— Short task —
Leave out the pictures and reproduce all of the data exactly.

— Supplied data —
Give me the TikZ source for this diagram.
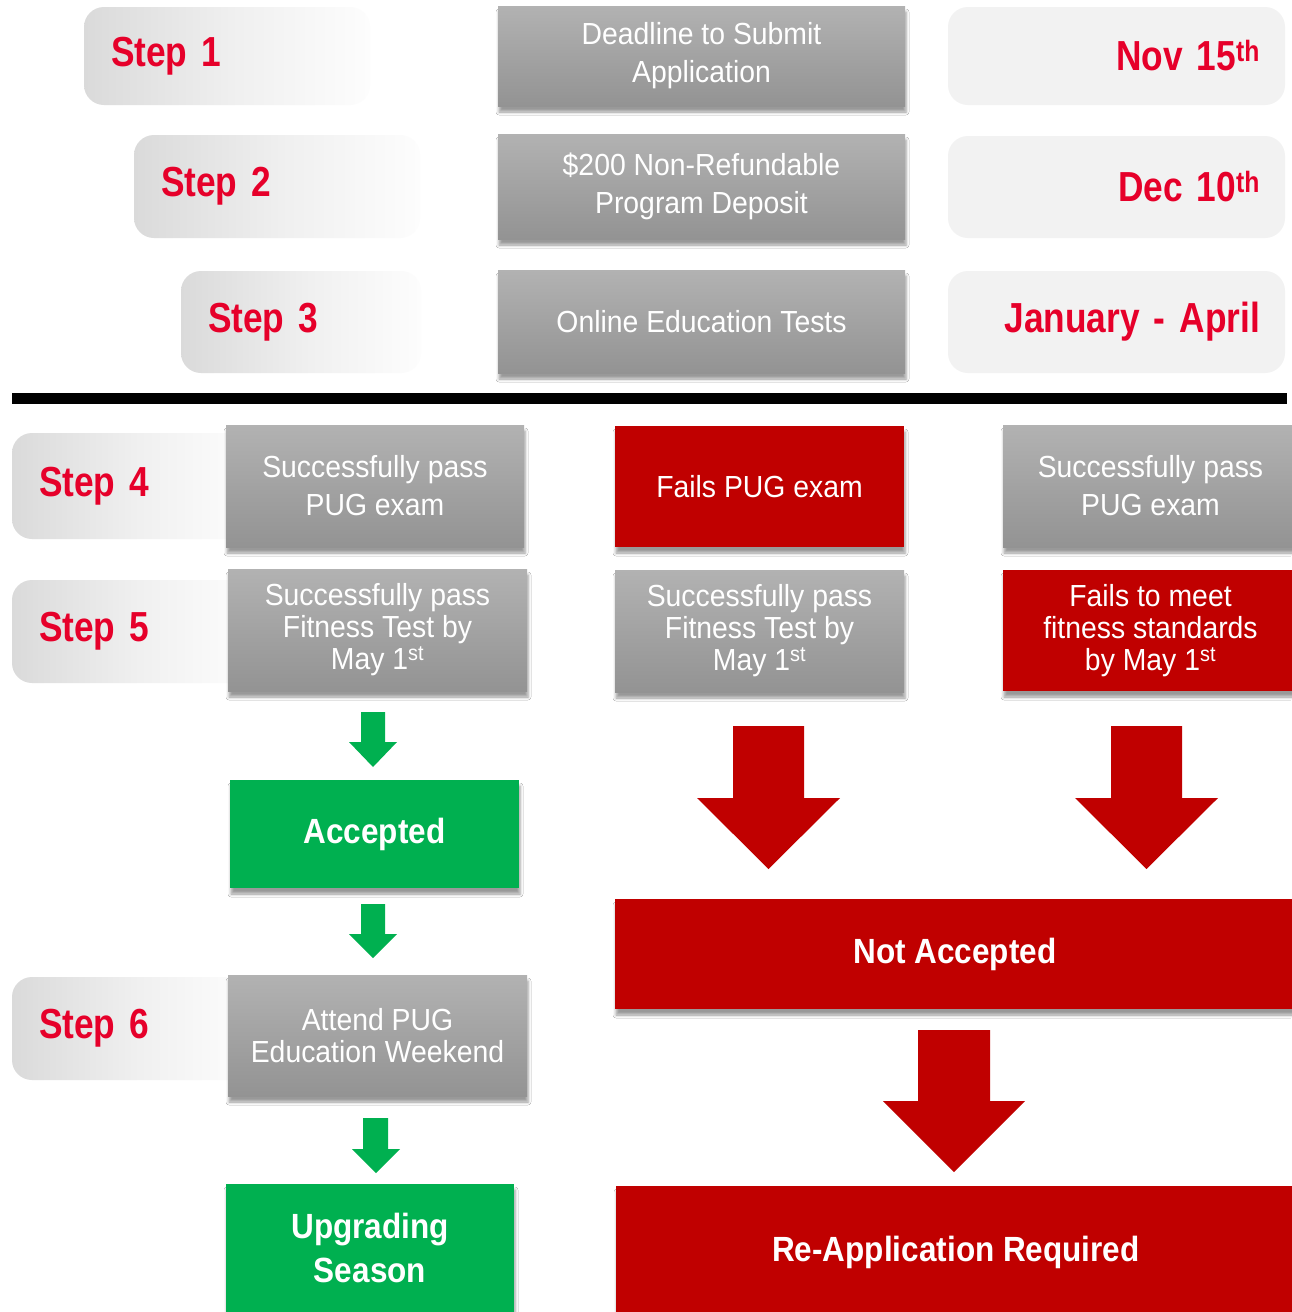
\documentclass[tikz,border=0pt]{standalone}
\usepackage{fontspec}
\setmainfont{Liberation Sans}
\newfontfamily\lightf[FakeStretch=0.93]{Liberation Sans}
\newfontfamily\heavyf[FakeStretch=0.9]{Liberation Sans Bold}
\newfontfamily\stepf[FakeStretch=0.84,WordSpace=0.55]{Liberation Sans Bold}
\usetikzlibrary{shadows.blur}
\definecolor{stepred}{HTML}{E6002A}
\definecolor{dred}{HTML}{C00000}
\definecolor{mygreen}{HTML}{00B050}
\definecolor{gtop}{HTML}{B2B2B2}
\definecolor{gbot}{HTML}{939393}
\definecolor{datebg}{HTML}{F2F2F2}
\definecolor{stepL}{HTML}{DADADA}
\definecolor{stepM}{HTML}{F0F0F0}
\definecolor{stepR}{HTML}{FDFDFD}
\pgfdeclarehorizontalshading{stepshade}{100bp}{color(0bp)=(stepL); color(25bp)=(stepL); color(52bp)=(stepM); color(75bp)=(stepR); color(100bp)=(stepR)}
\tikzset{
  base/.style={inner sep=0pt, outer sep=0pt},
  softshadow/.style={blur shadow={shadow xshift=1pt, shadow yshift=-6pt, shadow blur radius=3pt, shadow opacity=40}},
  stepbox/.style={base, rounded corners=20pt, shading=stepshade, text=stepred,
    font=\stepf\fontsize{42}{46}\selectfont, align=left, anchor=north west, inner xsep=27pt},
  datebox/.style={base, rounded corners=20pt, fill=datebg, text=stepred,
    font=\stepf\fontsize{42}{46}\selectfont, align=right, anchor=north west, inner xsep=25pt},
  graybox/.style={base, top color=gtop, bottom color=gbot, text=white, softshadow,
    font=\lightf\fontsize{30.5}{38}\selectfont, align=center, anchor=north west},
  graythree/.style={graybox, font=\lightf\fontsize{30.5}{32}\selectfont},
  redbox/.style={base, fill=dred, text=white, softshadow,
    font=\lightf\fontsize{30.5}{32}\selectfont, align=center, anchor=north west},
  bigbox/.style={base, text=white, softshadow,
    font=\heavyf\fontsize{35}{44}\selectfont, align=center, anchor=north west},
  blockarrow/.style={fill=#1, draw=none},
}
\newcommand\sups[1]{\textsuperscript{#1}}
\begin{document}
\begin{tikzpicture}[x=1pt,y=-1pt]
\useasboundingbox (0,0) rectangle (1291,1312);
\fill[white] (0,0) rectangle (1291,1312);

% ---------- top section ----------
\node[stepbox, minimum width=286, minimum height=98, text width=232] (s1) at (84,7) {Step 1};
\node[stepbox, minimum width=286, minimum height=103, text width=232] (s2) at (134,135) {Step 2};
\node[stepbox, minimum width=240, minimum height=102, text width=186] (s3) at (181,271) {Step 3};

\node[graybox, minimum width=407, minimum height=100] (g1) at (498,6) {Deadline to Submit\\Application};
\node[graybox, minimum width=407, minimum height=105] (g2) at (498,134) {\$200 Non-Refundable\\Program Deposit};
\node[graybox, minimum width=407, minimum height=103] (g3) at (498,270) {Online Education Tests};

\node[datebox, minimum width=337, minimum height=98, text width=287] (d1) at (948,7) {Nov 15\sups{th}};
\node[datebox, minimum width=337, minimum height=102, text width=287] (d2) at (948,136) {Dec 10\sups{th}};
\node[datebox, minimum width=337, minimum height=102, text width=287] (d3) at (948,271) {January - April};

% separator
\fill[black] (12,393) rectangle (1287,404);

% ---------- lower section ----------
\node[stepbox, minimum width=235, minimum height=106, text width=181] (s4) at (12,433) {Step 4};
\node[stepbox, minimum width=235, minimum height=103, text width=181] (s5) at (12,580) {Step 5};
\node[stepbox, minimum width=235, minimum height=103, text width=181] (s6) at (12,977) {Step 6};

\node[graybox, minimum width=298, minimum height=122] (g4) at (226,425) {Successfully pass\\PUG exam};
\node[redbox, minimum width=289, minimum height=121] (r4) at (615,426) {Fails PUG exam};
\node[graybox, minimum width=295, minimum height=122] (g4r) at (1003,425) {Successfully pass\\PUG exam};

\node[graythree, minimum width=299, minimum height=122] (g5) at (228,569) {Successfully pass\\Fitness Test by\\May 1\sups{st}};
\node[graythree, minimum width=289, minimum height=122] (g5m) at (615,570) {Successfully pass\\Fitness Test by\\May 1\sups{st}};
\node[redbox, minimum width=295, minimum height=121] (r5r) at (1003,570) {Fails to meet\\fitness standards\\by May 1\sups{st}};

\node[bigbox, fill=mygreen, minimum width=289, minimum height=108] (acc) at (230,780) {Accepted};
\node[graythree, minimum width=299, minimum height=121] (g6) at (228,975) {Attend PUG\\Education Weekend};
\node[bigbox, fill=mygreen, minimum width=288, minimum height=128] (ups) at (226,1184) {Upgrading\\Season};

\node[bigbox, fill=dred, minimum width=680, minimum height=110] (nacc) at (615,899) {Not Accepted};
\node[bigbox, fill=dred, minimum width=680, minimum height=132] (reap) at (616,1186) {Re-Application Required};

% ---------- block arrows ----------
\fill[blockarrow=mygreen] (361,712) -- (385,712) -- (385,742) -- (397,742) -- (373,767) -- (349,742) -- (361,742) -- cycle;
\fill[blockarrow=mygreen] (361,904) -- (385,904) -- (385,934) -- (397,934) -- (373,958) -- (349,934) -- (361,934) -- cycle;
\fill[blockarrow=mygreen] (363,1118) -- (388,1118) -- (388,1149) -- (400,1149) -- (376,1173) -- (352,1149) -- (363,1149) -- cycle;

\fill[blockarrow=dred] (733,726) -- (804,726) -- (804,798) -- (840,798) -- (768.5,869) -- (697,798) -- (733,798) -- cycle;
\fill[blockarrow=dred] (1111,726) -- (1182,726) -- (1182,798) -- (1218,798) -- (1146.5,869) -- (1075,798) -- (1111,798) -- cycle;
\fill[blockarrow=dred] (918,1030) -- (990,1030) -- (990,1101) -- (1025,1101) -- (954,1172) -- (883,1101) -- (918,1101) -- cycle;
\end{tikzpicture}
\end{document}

— Reply —
Give me the TikZ source for this diagram.
\documentclass[tikz,border=0pt]{standalone}
\usepackage{fontspec}
\setmainfont{Liberation Sans}
\newfontfamily\lightf[FakeStretch=0.93]{Liberation Sans}
\newfontfamily\heavyf[FakeStretch=0.9]{Liberation Sans Bold}
\newfontfamily\stepf[FakeStretch=0.84,WordSpace=0.55]{Liberation Sans Bold}
\usetikzlibrary{shadows.blur}
\definecolor{stepred}{HTML}{E6002A}
\definecolor{dred}{HTML}{C00000}
\definecolor{mygreen}{HTML}{00B050}
\definecolor{gtop}{HTML}{B2B2B2}
\definecolor{gbot}{HTML}{939393}
\definecolor{datebg}{HTML}{F2F2F2}
\definecolor{stepL}{HTML}{DADADA}
\definecolor{stepM}{HTML}{F0F0F0}
\definecolor{stepR}{HTML}{FDFDFD}
\pgfdeclarehorizontalshading{stepshade}{100bp}{color(0bp)=(stepL); color(25bp)=(stepL); color(52bp)=(stepM); color(75bp)=(stepR); color(100bp)=(stepR)}
\tikzset{
  base/.style={inner sep=0pt, outer sep=0pt},
  softshadow/.style={blur shadow={shadow xshift=1pt, shadow yshift=-6pt, shadow blur radius=3pt, shadow opacity=40}},
  stepbox/.style={base, rounded corners=20pt, shading=stepshade, text=stepred,
    font=\stepf\fontsize{42}{46}\selectfont, align=left, anchor=north west, inner xsep=27pt},
  datebox/.style={base, rounded corners=20pt, fill=datebg, text=stepred,
    font=\stepf\fontsize{42}{46}\selectfont, align=right, anchor=north west, inner xsep=25pt},
  graybox/.style={base, top color=gtop, bottom color=gbot, text=white, softshadow,
    font=\lightf\fontsize{30.5}{38}\selectfont, align=center, anchor=north west},
  graythree/.style={graybox, font=\lightf\fontsize{30.5}{32}\selectfont},
  redbox/.style={base, fill=dred, text=white, softshadow,
    font=\lightf\fontsize{30.5}{32}\selectfont, align=center, anchor=north west},
  bigbox/.style={base, text=white, softshadow,
    font=\heavyf\fontsize{35}{44}\selectfont, align=center, anchor=north west},
  blockarrow/.style={fill=#1, draw=none},
}
\newcommand\sups[1]{\textsuperscript{#1}}
\begin{document}
\begin{tikzpicture}[x=1pt,y=-1pt]
\useasboundingbox (0,0) rectangle (1291,1312);
\fill[white] (0,0) rectangle (1291,1312);

% ---------- top section ----------
\node[stepbox, minimum width=286, minimum height=98, text width=232] (s1) at (84,7) {Step 1};
\node[stepbox, minimum width=286, minimum height=103, text width=232] (s2) at (134,135) {Step 2};
\node[stepbox, minimum width=240, minimum height=102, text width=186] (s3) at (181,271) {Step 3};

\node[graybox, minimum width=407, minimum height=100] (g1) at (498,6) {Deadline to Submit\\Application};
\node[graybox, minimum width=407, minimum height=105] (g2) at (498,134) {\$200 Non-Refundable\\Program Deposit};
\node[graybox, minimum width=407, minimum height=103] (g3) at (498,270) {Online Education Tests};

\node[datebox, minimum width=337, minimum height=98, text width=287] (d1) at (948,7) {Nov 15\sups{th}};
\node[datebox, minimum width=337, minimum height=102, text width=287] (d2) at (948,136) {Dec 10\sups{th}};
\node[datebox, minimum width=337, minimum height=102, text width=287] (d3) at (948,271) {January - April};

% separator
\fill[black] (12,393) rectangle (1287,404);

% ---------- lower section ----------
\node[stepbox, minimum width=235, minimum height=106, text width=181] (s4) at (12,433) {Step 4};
\node[stepbox, minimum width=235, minimum height=103, text width=181] (s5) at (12,580) {Step 5};
\node[stepbox, minimum width=235, minimum height=103, text width=181] (s6) at (12,977) {Step 6};

\node[graybox, minimum width=298, minimum height=122] (g4) at (226,425) {Successfully pass\\PUG exam};
\node[redbox, minimum width=289, minimum height=121] (r4) at (615,426) {Fails PUG exam};
\node[graybox, minimum width=295, minimum height=122] (g4r) at (1003,425) {Successfully pass\\PUG exam};

\node[graythree, minimum width=299, minimum height=122] (g5) at (228,569) {Successfully pass\\Fitness Test by\\May 1\sups{st}};
\node[graythree, minimum width=289, minimum height=122] (g5m) at (615,570) {Successfully pass\\Fitness Test by\\May 1\sups{st}};
\node[redbox, minimum width=295, minimum height=121] (r5r) at (1003,570) {Fails to meet\\fitness standards\\by May 1\sups{st}};

\node[bigbox, fill=mygreen, minimum width=289, minimum height=108] (acc) at (230,780) {Accepted};
\node[graythree, minimum width=299, minimum height=121] (g6) at (228,975) {Attend PUG\\Education Weekend};
\node[bigbox, fill=mygreen, minimum width=288, minimum height=128] (ups) at (226,1184) {Upgrading\\Season};

\node[bigbox, fill=dred, minimum width=680, minimum height=110] (nacc) at (615,899) {Not Accepted};
\node[bigbox, fill=dred, minimum width=680, minimum height=132] (reap) at (616,1186) {Re-Application Required};

% ---------- block arrows ----------
\fill[blockarrow=mygreen] (361,712) -- (385,712) -- (385,742) -- (397,742) -- (373,767) -- (349,742) -- (361,742) -- cycle;
\fill[blockarrow=mygreen] (361,904) -- (385,904) -- (385,934) -- (397,934) -- (373,958) -- (349,934) -- (361,934) -- cycle;
\fill[blockarrow=mygreen] (363,1118) -- (388,1118) -- (388,1149) -- (400,1149) -- (376,1173) -- (352,1149) -- (363,1149) -- cycle;

\fill[blockarrow=dred] (733,726) -- (804,726) -- (804,798) -- (840,798) -- (768.5,869) -- (697,798) -- (733,798) -- cycle;
\fill[blockarrow=dred] (1111,726) -- (1182,726) -- (1182,798) -- (1218,798) -- (1146.5,869) -- (1075,798) -- (1111,798) -- cycle;
\fill[blockarrow=dred] (918,1030) -- (990,1030) -- (990,1101) -- (1025,1101) -- (954,1172) -- (883,1101) -- (918,1101) -- cycle;
\end{tikzpicture}
\end{document}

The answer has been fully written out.